The story "House on the Embankment" begins with a man, Glebov, who is middle aged, balding, fat, and seeking to buy some furniture. It is around 1970, in the Soviet Union. While looking for the furniture, he notices an worker who appears familiar to him. It turns out to be a former friend, Shulepa, from his childhood days, who ignores Glebov after the latter calls out to him. Now Glebov is an elite member of Soviet society, so the question is raised as to how this successful academic is associated with this alcoholic loser.
The narrative then goes back to a time long since past, in the 1930s, before the Second World War. It is a tale of Glebov, Shulepa, and several other friends with names like "Bear" and "Walrus" growing up in or around a large apartment building in Moscow known as the "House on the Embankment." The House is a place of residence for those of the privileged class. The children are not much unlike those whom you or I may have grown up with. Trifonov does an excellent job of bringing every character in his novel to life. And there are certainly no shortage of characters in this story.
The narrative then gradually proceeds forward in time, to the War, to the 1950s when Glebov and Shulepa attended College, and finally up to the present time in which the novel began. There are many events which occur over the years, many tragic events; for example the disappearances of people during the Stalin era, and also things like unrequited love. As these events unfold, the reader begins to discover what was the cause of the animosity between Glebov and Shulepa in the beginning of the story. But Shulepa isn't the only one who hates Glebov, this man who has so little character.

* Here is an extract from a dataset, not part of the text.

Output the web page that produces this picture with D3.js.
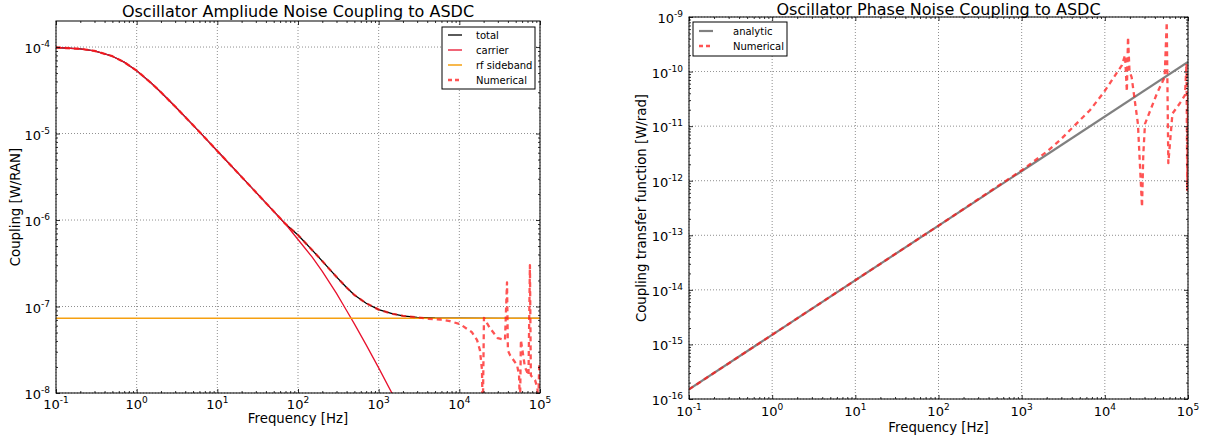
<!DOCTYPE html>
<html>
<head>
<meta charset="utf-8">
<script src="https://cdn.jsdelivr.net/npm/d3@7"></script>
<style>
    body { margin: 0; background: #fff; }
    svg { font-family: "DejaVu Sans", sans-serif; }
    .grid line { stroke: #000; stroke-width: 0.8; stroke-dasharray: 1, 2; opacity: 0.55; }
    .tick line { stroke: #000; stroke-width: 0.8; }
</style>
</head>
<body>
<svg id="chart" width="1206" height="440"></svg>
<script>
// amplitude noise coupling (left)
const ampFreq = [0.1, 0.2, 0.3, 0.5, 0.7, 1, 1.5, 2, 3, 5, 7, 10, 20, 30, 50, 70, 100, 150, 200, 300, 400, 500, 700, 1000, 1500, 2000, 3000, 5000, 10000, 100000];
const ampTotal = [9.88e-5, 9.53e-5, 9.03e-5, 7.83e-5, 6.69e-5, 5.33e-5, 3.87e-5, 3.0e-5, 2.05e-5, 1.25e-5, 8.96e-6, 6.29e-6, 3.15e-6, 2.1e-6, 1.26e-6, 9.0e-7, 6.71e-7, 4.49e-7, 3.35e-7, 2.2e-7, 1.66e-7, 1.36e-7, 1.09e-7, 9.2e-8, 8.2e-8, 7.8e-8, 7.5e-8, 7.37e-8, 7.32e-8, 7.3e-8];
const carrierFreq = [0.1, 0.2, 0.3, 0.5, 0.7, 1, 1.5, 2, 3, 5, 7, 10, 20, 30, 50, 70, 100, 150, 200, 300, 400, 500, 700, 1000, 1500, 2000];
const ampCarrier = [9.88e-5, 9.53e-5, 9.03e-5, 7.83e-5, 6.69e-5, 5.33e-5, 3.87e-5, 3.0e-5, 2.05e-5, 1.25e-5, 8.96e-6, 6.29e-6, 3.15e-6, 2.1e-6, 1.26e-6, 9.0e-7, 5.95e-7, 3.72e-7, 2.55e-7, 1.42e-7, 9.0e-8, 6.3e-8, 3.6e-8, 1.95e-8, 9.5e-9, 6e-9];
const sidebandFreq = [0.1, 100000];
const ampSideband = [7.3e-8, 7.3e-8];
const ampNumFreq = [0.1, 0.2, 0.3, 0.5, 0.7, 1, 1.5, 2, 3, 5, 7, 10, 20, 30, 50, 70, 100, 150, 200, 300, 400, 500, 700, 1000, 1500, 2000, 3000,
    4200, 5750, 7650, 10200, 14300, 16600, 18000, 19100, 19500, 20200, 24000, 30000, 36800, 39000, 40000, 42500, 52000, 55000, 56500, 58000,
    65000, 72000, 75000, 77000, 87000, 93000, 95000, 98000, 100000];
const ampNum = [9.88e-5, 9.53e-5, 9.03e-5, 7.83e-5, 6.69e-5, 5.33e-5, 3.87e-5, 3.0e-5, 2.05e-5, 1.25e-5, 8.96e-6, 6.29e-6, 3.15e-6, 2.1e-6, 1.26e-6, 9.0e-7, 6.71e-7, 4.49e-7, 3.35e-7, 2.2e-7, 1.66e-7, 1.36e-7, 1.09e-7, 9.2e-8, 8.2e-8, 7.8e-8, 7.5e-8,
    7.2e-8, 7.08e-8, 6.77e-8, 6.25e-8, 5.06e-8, 4.09e-8, 3.13e-8, 1.84e-8, 5e-9, 7.4e-8, 5.6e-8, 4.3e-8, 4.1e-8, 1.9e-7, 3.1e-8, 2.74e-8, 2.1e-8, 1.6e-8, 7e-9, 4.1e-8,
    2e-8, 1.6e-8, 3e-7, 1.6e-8, 1.4e-8, 1.14e-8, 7e-9, 2.2e-8, 1.4e-8];

// phase noise coupling (right)
const phaseFreq = [0.1, 100000];
const phaseAnalytic = [1.5e-16, 1.5e-10];
const phaseNumFreq = [0.1, 1, 10, 100, 1000, 2000, 2880, 4140, 6620, 9770, 16000, 17500, 18400, 19000, 19800, 21000, 25000, 28000, 29000, 30400,
    42400, 52400, 55500, 58000, 65000, 79500, 92000, 96000, 98000, 100000];
const phaseNum = [1.5e-16, 1.5e-15, 1.5e-14, 1.5e-13, 1.55e-12, 3.4e-12, 5.5e-12, 9.6e-12, 1.96e-11, 4.2e-11, 1.3e-10, 2e-10, 4.3e-11, 4.3e-10, 1e-10, 7.9e-11, 1.1e-11, 3.3e-13, 3e-12, 1.1e-11,
    4e-11, 7.9e-11, 8e-10, 2.1e-12, 1.7e-11, 2.6e-11, 3.7e-11, 1.4e-10, 6.7e-13, 4.5e-11];

// tick exponents
const xExps = [-1, 0, 1, 2, 3, 4, 5];
const ampYExps = [-8, -7, -6, -5, -4];
const phaseYExps = [-16, -15, -14, -13, -12, -11, -10, -9];

var svg = d3.select("#chart");

function minorTicks(domain) {
    var out = [];
    var e0 = Math.floor(Math.log10(domain[0])), e1 = Math.ceil(Math.log10(domain[1]));
    for (var e = e0; e < e1; e++) {
        for (var k = 2; k < 10; k++) {
            var v = k * Math.pow(10, e);
            if (v > domain[0] && v < domain[1]) out.push(v);
        }
    }
    return out;
}

function powLabel(sel, e) {
    sel.append("tspan").text("10");
    sel.append("tspan").attr("dy", -6).attr("font-size", 9).text(e);
}

function panel(o) {
    var width = o.width, height = o.height;
    var g = svg.append("g")
        .attr("transform", "translate(" + o.left + "," + o.top + ")");

    var x = d3.scaleLog().domain(o.xDomain).range([0, width]);
    var y = d3.scaleLog().domain(o.yDomain).range([height, 0]);

    var xMajor = o.xExps.map(e => Math.pow(10, e));
    var yMajor = o.yExps.map(e => Math.pow(10, e));

    // gridlines
    var grid = g.append("g").attr("class", "grid");
    grid.selectAll(".gx").data(xMajor).enter().append("line")
        .attr("x1", d => x(d)).attr("x2", d => x(d))
        .attr("y1", 0).attr("y2", height);
    grid.selectAll(".gy").data(yMajor).enter().append("line")
        .attr("x1", 0).attr("x2", width)
        .attr("y1", d => y(d)).attr("y2", d => y(d));

    // curves
    var clipId = "clip" + o.left;
    g.append("clipPath").attr("id", clipId)
        .append("rect").attr("width", width).attr("height", height);
    var plot = g.append("g").attr("clip-path", "url(#" + clipId + ")");
    var line = d3.line().x(d => x(d[0])).y(d => y(d[1]));
    o.series.forEach(function (s) {
        plot.append("path")
            .datum(d3.zip(s.x, s.y))
            .attr("fill", "none")
            .attr("stroke", s.color)
            .attr("stroke-width", s.width)
            .attr("stroke-opacity", s.opacity || 1)
            .attr("stroke-dasharray", s.dash || null)
            .attr("stroke-linejoin", "round")
            .attr("d", line);
    });

    // inward ticks on all four sides
    function tickAxes(vals, size) {
        [[d3.axisBottom(x), "translate(0," + height + ")"],
         [d3.axisTop(x), null]].forEach(function (a) {
            g.append("g").attr("transform", a[1])
                .call(a[0].tickValues(vals.x).tickSize(-size).tickFormat(""))
                .call(s => s.select(".domain").remove());
        });
        [[d3.axisLeft(y), null],
         [d3.axisRight(y), "translate(" + width + ",0)"]].forEach(function (a) {
            g.append("g").attr("transform", a[1])
                .call(a[0].tickValues(vals.y).tickSize(-size).tickFormat(""))
                .call(s => s.select(".domain").remove());
        });
    }
    tickAxes({ x: xMajor, y: yMajor }, 4);
    tickAxes({ x: minorTicks(o.xDomain), y: minorTicks(o.yDomain) }, 2);

    // frame
    g.append("rect")
        .attr("width", width).attr("height", height)
        .attr("fill", "none").attr("stroke", "#000").attr("stroke-width", 1);

    // tick labels
    g.selectAll(".xl").data(o.xExps).enter().append("text")
        .attr("x", e => x(Math.pow(10, e)))
        .attr("y", height + o.xLabelDy)
        .attr("text-anchor", "middle")
        .attr("font-size", 13)
        .each(function (e) { powLabel(d3.select(this), e); });
    g.selectAll(".yl").data(o.yExps).enter().append("text")
        .attr("x", -6)
        .attr("y", e => y(Math.pow(10, e)) + 6)
        .attr("text-anchor", "end")
        .attr("font-size", 13)
        .each(function (e) { powLabel(d3.select(this), e); });

    // titles
    g.append("text")
        .attr("x", width / 2).attr("y", o.titleY)
        .attr("text-anchor", "middle")
        .attr("font-size", 16)
        .text(o.title);
    g.append("text")
        .attr("x", width / 2).attr("y", height + o.xTitleDy)
        .attr("text-anchor", "middle")
        .attr("font-size", 13.3)
        .text("Frequency [Hz]");
    g.append("text")
        .attr("transform", "translate(" + o.yTitleX + "," + (height / 2) + ") rotate(-90)")
        .attr("text-anchor", "middle")
        .attr("font-size", 13.3)
        .text(o.yTitle);

    // legend
    var lg = g.append("g").attr("transform", "translate(" + o.legend.x + "," + o.legend.y + ")");
    lg.append("rect")
        .attr("width", o.legend.w).attr("height", o.legend.h)
        .attr("fill", "#fff").attr("stroke", "#000").attr("stroke-width", 1);
    var items = lg.selectAll(".item").data(o.series).enter().append("g")
        .attr("transform", (d, i) => "translate(0," + (o.legend.first + i * 15) + ")");
    items.append("line")
        .attr("x1", 6).attr("x2", 20)
        .attr("stroke", d => d.color)
        .attr("stroke-width", d => d.width)
        .attr("stroke-opacity", d => d.opacity || 1)
        .attr("stroke-dasharray", d => d.dash ? "4,3" : null);
    items.append("text")
        .attr("x", o.legend.textX).attr("y", 3.5)
        .attr("font-size", 10)
        .text(d => d.name);
}

panel({
    left: 56, top: 21, width: 484, height: 372,
    xDomain: [0.1, 1e5], yDomain: [1e-8, 2e-4],
    xExps: xExps, yExps: ampYExps,
    xLabelDy: 16, xTitleDy: 30, yTitleX: -36, titleY: -4,
    title: "Oscillator Ampliude Noise Coupling to ASDC",
    yTitle: "Coupling [W/RAN]",
    legend: { x: 386, y: 6, w: 93, h: 62, first: 8, textX: 34 },
    series: [
        { name: "total", x: ampFreq, y: ampTotal, color: "#000", width: 1.3 },
        { name: "carrier", x: carrierFreq, y: ampCarrier, color: "#e8112d", width: 1.3 },
        { name: "rf sideband", x: sidebandFreq, y: ampSideband, color: "#f5a010", width: 1.5 },
        { name: "Numerical", x: ampNumFreq, y: ampNum, color: "#ff1a1a", width: 2.3, opacity: 0.75, dash: "5,4" }
    ]
});

panel({
    left: 689, top: 17, width: 499, height: 382,
    xDomain: [0.1, 1e5], yDomain: [1e-16, 1e-9],
    xExps: xExps, yExps: phaseYExps,
    xLabelDy: 17, xTitleDy: 33, yTitleX: -43, titleY: -2,
    title: "Oscillator Phase Noise Coupling to ASDC",
    yTitle: "Coupling transfer function [W/rad]",
    legend: { x: 4, y: 5, w: 94, h: 34, first: 9, textX: 40 },
    series: [
        { name: "analytic", x: phaseFreq, y: phaseAnalytic, color: "#808080", width: 2.2 },
        { name: "Numerical", x: phaseNumFreq, y: phaseNum, color: "#ff1a1a", width: 2.3, opacity: 0.75, dash: "5,4" }
    ]
});
</script>
</body>
</html>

Perhaps the most interesting thing about this novel is the appearance of a second narrarator. The initial narrator is a 3rd person who is in the background; not an active participant in the events. The second narrator is different--he is actually one of the several friends in the story, and it is the readers' task to discover who the second narrator is. I read this story about 3 times before I narrowed down the choices to two different characters. After the 5th reading, and some research in the secondary literature to back up my conclusion, I discovered who it was. (I won't spoil it for you by telling you who it is here, but if you want to know, you can contact me.) Throughout the novel, these two narrators trade places, one distant and passive, the other one active and passionate in his narrative style.
This is a very beautiful novel, certainly worthy of the name "masterpiece." As I indicated earlier, I read this 5 times, and I found each read as interesting as the previous. Each time that you read it, you discover some subtle point which you missed the last time you read it; this is one of those stories in which the plots are so numerous, it is easy to miss something.
About the only thing that could stand some improvement is the translation of this work from the original Russian. (The original appeared in the literary magazine Druzhba Narodov in Jan. 1976, p.83) The translation is not bad, otherwise I might not give a good review here, however the translator, Glenny, leaves out certain intimacies between characters, and on some occasions, inserts or transforms sentences during the translation, of which I didn't see the necessity. I suffer from the belief that you should retain as much fidelity to the original during your translation, at least to the point where you begin to lose the reader because the expression you are translating does not have an equivalent in the second language.
If you can read Russian and have access to a good library, I suggest that you read the original. Otherwise, get this book, you won't be disappointed. There is another story in the book, which comes before "House," "Another Life." I haven't read it yet, so I am not reviewing it here. However, the book is worth the price with "House" alone.